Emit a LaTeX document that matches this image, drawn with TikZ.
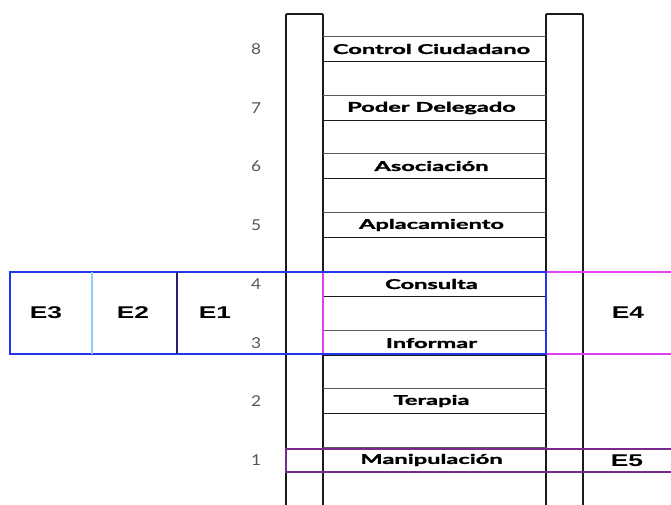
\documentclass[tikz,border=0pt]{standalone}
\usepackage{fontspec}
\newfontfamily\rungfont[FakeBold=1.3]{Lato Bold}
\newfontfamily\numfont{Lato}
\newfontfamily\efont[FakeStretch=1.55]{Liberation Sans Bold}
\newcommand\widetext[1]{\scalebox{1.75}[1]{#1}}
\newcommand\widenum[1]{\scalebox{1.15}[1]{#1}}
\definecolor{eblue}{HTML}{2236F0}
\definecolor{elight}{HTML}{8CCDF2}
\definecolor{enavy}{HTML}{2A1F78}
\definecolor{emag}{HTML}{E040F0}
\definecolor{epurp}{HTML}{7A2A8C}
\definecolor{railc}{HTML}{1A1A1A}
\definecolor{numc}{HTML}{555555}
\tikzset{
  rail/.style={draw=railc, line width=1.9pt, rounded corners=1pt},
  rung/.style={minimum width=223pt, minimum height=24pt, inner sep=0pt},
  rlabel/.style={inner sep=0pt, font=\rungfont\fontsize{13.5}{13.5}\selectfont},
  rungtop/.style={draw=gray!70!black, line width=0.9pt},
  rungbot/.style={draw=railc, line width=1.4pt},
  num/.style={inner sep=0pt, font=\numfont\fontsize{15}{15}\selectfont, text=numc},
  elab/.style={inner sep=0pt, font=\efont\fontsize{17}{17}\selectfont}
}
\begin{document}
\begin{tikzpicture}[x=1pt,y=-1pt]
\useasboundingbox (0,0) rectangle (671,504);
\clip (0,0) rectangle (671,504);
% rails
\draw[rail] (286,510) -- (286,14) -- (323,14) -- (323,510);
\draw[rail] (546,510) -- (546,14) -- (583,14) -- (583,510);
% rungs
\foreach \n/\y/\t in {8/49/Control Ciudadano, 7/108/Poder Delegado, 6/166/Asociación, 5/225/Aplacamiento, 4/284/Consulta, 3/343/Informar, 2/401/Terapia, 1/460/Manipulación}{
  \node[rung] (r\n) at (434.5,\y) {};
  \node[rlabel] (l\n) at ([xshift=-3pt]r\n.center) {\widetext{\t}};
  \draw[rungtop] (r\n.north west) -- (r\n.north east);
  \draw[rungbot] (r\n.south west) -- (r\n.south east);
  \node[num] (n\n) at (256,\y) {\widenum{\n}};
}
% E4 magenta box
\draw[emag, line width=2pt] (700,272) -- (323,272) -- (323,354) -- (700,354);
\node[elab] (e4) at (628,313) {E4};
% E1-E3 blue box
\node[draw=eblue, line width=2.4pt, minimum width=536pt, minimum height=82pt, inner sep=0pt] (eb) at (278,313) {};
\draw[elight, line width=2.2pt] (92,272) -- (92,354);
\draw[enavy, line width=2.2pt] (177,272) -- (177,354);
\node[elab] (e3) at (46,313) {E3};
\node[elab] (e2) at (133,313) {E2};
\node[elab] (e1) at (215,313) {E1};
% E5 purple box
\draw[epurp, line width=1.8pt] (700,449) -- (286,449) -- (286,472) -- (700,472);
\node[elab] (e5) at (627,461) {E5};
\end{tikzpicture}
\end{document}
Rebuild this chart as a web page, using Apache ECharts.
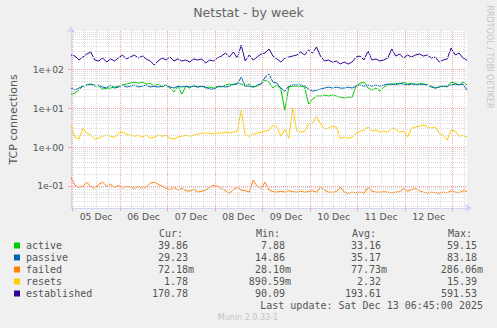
* * *
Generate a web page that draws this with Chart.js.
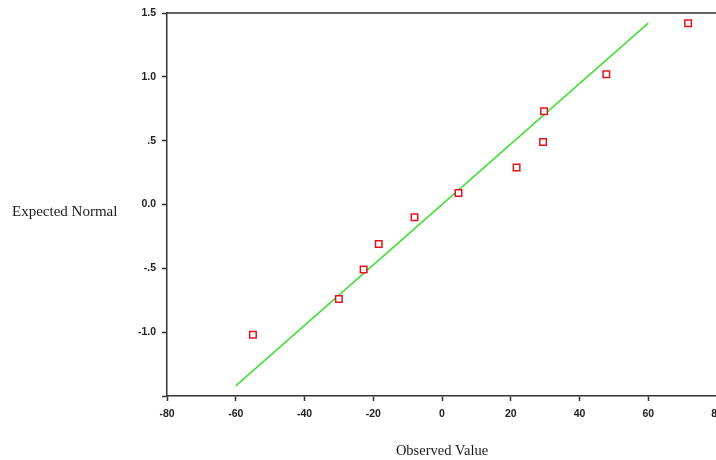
---
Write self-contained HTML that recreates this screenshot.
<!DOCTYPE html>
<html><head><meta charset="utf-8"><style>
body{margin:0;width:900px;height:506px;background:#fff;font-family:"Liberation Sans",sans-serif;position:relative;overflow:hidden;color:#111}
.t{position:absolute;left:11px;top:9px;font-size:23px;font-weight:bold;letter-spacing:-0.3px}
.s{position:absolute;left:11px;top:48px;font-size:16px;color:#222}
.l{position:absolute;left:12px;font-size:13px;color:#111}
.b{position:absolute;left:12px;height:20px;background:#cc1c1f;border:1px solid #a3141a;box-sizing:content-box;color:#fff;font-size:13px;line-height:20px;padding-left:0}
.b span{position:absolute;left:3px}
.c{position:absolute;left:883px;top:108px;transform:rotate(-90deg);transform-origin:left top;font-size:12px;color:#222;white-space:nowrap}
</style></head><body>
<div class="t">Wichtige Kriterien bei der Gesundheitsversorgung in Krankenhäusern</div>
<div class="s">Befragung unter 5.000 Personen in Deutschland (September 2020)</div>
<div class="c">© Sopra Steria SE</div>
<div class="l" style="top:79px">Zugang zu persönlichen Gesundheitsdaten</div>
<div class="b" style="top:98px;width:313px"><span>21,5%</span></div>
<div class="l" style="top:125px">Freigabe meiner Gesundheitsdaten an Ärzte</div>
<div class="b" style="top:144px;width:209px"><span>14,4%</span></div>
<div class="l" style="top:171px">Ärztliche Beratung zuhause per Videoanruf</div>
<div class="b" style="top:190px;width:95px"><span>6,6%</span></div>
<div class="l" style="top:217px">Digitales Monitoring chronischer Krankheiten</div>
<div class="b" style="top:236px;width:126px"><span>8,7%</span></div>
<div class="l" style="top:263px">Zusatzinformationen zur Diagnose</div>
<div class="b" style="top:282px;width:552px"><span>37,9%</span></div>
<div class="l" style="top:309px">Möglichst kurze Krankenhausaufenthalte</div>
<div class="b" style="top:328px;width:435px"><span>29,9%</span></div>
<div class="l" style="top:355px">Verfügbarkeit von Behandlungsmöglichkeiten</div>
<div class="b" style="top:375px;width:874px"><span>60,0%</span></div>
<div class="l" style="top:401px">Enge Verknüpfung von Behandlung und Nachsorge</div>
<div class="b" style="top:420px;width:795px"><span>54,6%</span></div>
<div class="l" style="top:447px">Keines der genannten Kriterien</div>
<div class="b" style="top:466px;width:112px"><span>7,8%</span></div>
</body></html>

* _OBJECTIVE_
Copy out every line of the material above that mentions the word "with".

* _RESPONSE TO THE EXERCISE_
Emit a LaTeX document that matches this image, drawn with TikZ.
Generate a web page that draws this with Chart.js.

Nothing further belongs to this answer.